**Your instructions**
Make an exact copy of the data below, leaving out every picture.

**Raw data**

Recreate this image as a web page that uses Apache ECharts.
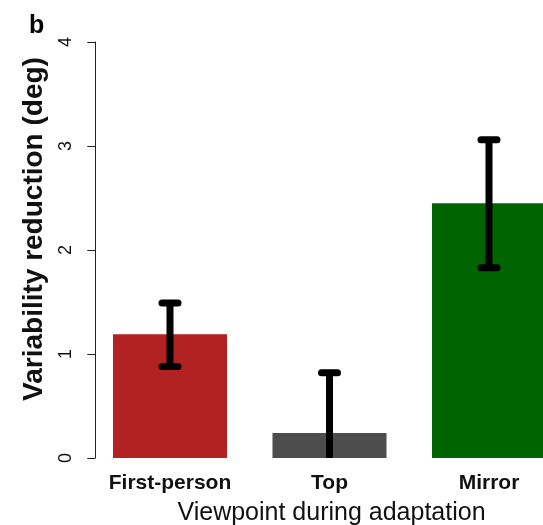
<!DOCTYPE html>
<html>
<head>
<meta charset="utf-8">
<script src="https://cdn.jsdelivr.net/npm/echarts@6/dist/echarts.min.js"></script>
<style>html,body{margin:0;padding:0;background:#fff;}#c{width:543px;height:525px;}</style>
</head>
<body>
<div id="c"></div>
<script>
var categories = ['First-person', 'Top', 'Mirror'];
var means = [1.19, 0.24, 2.45];
var lowerErr = [0.88, -0.34, 1.83];
var upperErr = [1.49, 0.82, 3.06];
var barColors = ['#B22222', '#4D4D4D', '#006400'];
var yTicks = [0, 1, 2, 3, 4];

var chart = echarts.init(document.getElementById('c'));
var font = 'Liberation Sans, Arial, sans-serif';
chart.setOption({
  animation: false,
  backgroundColor: '#ffffff',
  title: {text: 'b', left: 24, top: 9, textStyle: {fontFamily: font, fontSize: 25, fontWeight: 'bold', color: '#000'}},
  grid: {left: 90.25, top: 42, width: 478.5, bottom: 67, containLabel: false, outerBoundsMode: 'none'},
  xAxis: {
    type: 'category', data: categories,
    axisLine: {show: false}, axisTick: {show: false},
    axisLabel: {fontFamily: font, fontSize: 21, fontWeight: 'bold', color: '#111', margin: 15},
    name: 'Viewpoint during adaptation', nameLocation: 'middle', nameGap: 43,
    nameTextStyle: {fontFamily: font, fontSize: 25, color: '#111', padding: [0, 0, 0, 4]}
  },
  yAxis: {
    type: 'value', min: yTicks[0], max: yTicks[yTicks.length - 1], interval: 1, offset: -5,
    splitLine: {show: false},
    axisLine: {show: true, lineStyle: {color: '#222', width: 1}},
    axisTick: {show: true, length: 8, lineStyle: {color: '#222'}},
    axisLabel: {rotate: 90, fontFamily: font, fontSize: 18, color: '#111', margin: 20},
    name: 'Variability reduction (deg)', nameLocation: 'middle', nameGap: 47, nameRotate: 90,
    nameTextStyle: {fontFamily: font, fontSize: 28, fontWeight: 'bold', color: '#111', padding: [0, 0, 0, 42]}
  },
  series: [
    {
      type: 'bar', barCategoryGap: '28.5%',
      data: means.map(function (v, i) { return {value: v, itemStyle: {color: barColors[i]}}; })
    },
    {
      type: 'custom', clip: true, z: 10,
      data: categories.map(function (c, i) { return [i, lowerErr[i], upperErr[i]]; }),
      renderItem: function (params, api) {
        var lo = api.coord([api.value(0), api.value(1)]);
        var hi = api.coord([api.value(0), api.value(2)]);
        var hw = 8;
        var st = {stroke: '#000', lineWidth: 7, lineCap: 'round'};
        return {type: 'group', children: [
          {type: 'line', shape: {x1: lo[0], y1: lo[1], x2: hi[0], y2: hi[1]}, style: {stroke: '#000', lineWidth: 7}},
          {type: 'line', shape: {x1: hi[0] - hw, y1: hi[1], x2: hi[0] + hw, y2: hi[1]}, style: st},
          {type: 'line', shape: {x1: lo[0] - hw, y1: lo[1], x2: lo[0] + hw, y2: lo[1]}, style: st}
        ]};
      }
    }
  ]
});
</script>
</body>
</html>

**Full response**
Recreate this image as a web page that uses Apache ECharts.
<!DOCTYPE html>
<html>
<head>
<meta charset="utf-8">
<script src="https://cdn.jsdelivr.net/npm/echarts@6/dist/echarts.min.js"></script>
<style>html,body{margin:0;padding:0;background:#fff;}#c{width:543px;height:525px;}</style>
</head>
<body>
<div id="c"></div>
<script>
var categories = ['First-person', 'Top', 'Mirror'];
var means = [1.19, 0.24, 2.45];
var lowerErr = [0.88, -0.34, 1.83];
var upperErr = [1.49, 0.82, 3.06];
var barColors = ['#B22222', '#4D4D4D', '#006400'];
var yTicks = [0, 1, 2, 3, 4];

var chart = echarts.init(document.getElementById('c'));
var font = 'Liberation Sans, Arial, sans-serif';
chart.setOption({
  animation: false,
  backgroundColor: '#ffffff',
  title: {text: 'b', left: 24, top: 9, textStyle: {fontFamily: font, fontSize: 25, fontWeight: 'bold', color: '#000'}},
  grid: {left: 90.25, top: 42, width: 478.5, bottom: 67, containLabel: false, outerBoundsMode: 'none'},
  xAxis: {
    type: 'category', data: categories,
    axisLine: {show: false}, axisTick: {show: false},
    axisLabel: {fontFamily: font, fontSize: 21, fontWeight: 'bold', color: '#111', margin: 15},
    name: 'Viewpoint during adaptation', nameLocation: 'middle', nameGap: 43,
    nameTextStyle: {fontFamily: font, fontSize: 25, color: '#111', padding: [0, 0, 0, 4]}
  },
  yAxis: {
    type: 'value', min: yTicks[0], max: yTicks[yTicks.length - 1], interval: 1, offset: -5,
    splitLine: {show: false},
    axisLine: {show: true, lineStyle: {color: '#222', width: 1}},
    axisTick: {show: true, length: 8, lineStyle: {color: '#222'}},
    axisLabel: {rotate: 90, fontFamily: font, fontSize: 18, color: '#111', margin: 20},
    name: 'Variability reduction (deg)', nameLocation: 'middle', nameGap: 47, nameRotate: 90,
    nameTextStyle: {fontFamily: font, fontSize: 28, fontWeight: 'bold', color: '#111', padding: [0, 0, 0, 42]}
  },
  series: [
    {
      type: 'bar', barCategoryGap: '28.5%',
      data: means.map(function (v, i) { return {value: v, itemStyle: {color: barColors[i]}}; })
    },
    {
      type: 'custom', clip: true, z: 10,
      data: categories.map(function (c, i) { return [i, lowerErr[i], upperErr[i]]; }),
      renderItem: function (params, api) {
        var lo = api.coord([api.value(0), api.value(1)]);
        var hi = api.coord([api.value(0), api.value(2)]);
        var hw = 8;
        var st = {stroke: '#000', lineWidth: 7, lineCap: 'round'};
        return {type: 'group', children: [
          {type: 'line', shape: {x1: lo[0], y1: lo[1], x2: hi[0], y2: hi[1]}, style: {stroke: '#000', lineWidth: 7}},
          {type: 'line', shape: {x1: hi[0] - hw, y1: hi[1], x2: hi[0] + hw, y2: hi[1]}, style: st},
          {type: 'line', shape: {x1: lo[0] - hw, y1: lo[1], x2: lo[0] + hw, y2: lo[1]}, style: st}
        ]};
      }
    }
  ]
});
</script>
</body>
</html>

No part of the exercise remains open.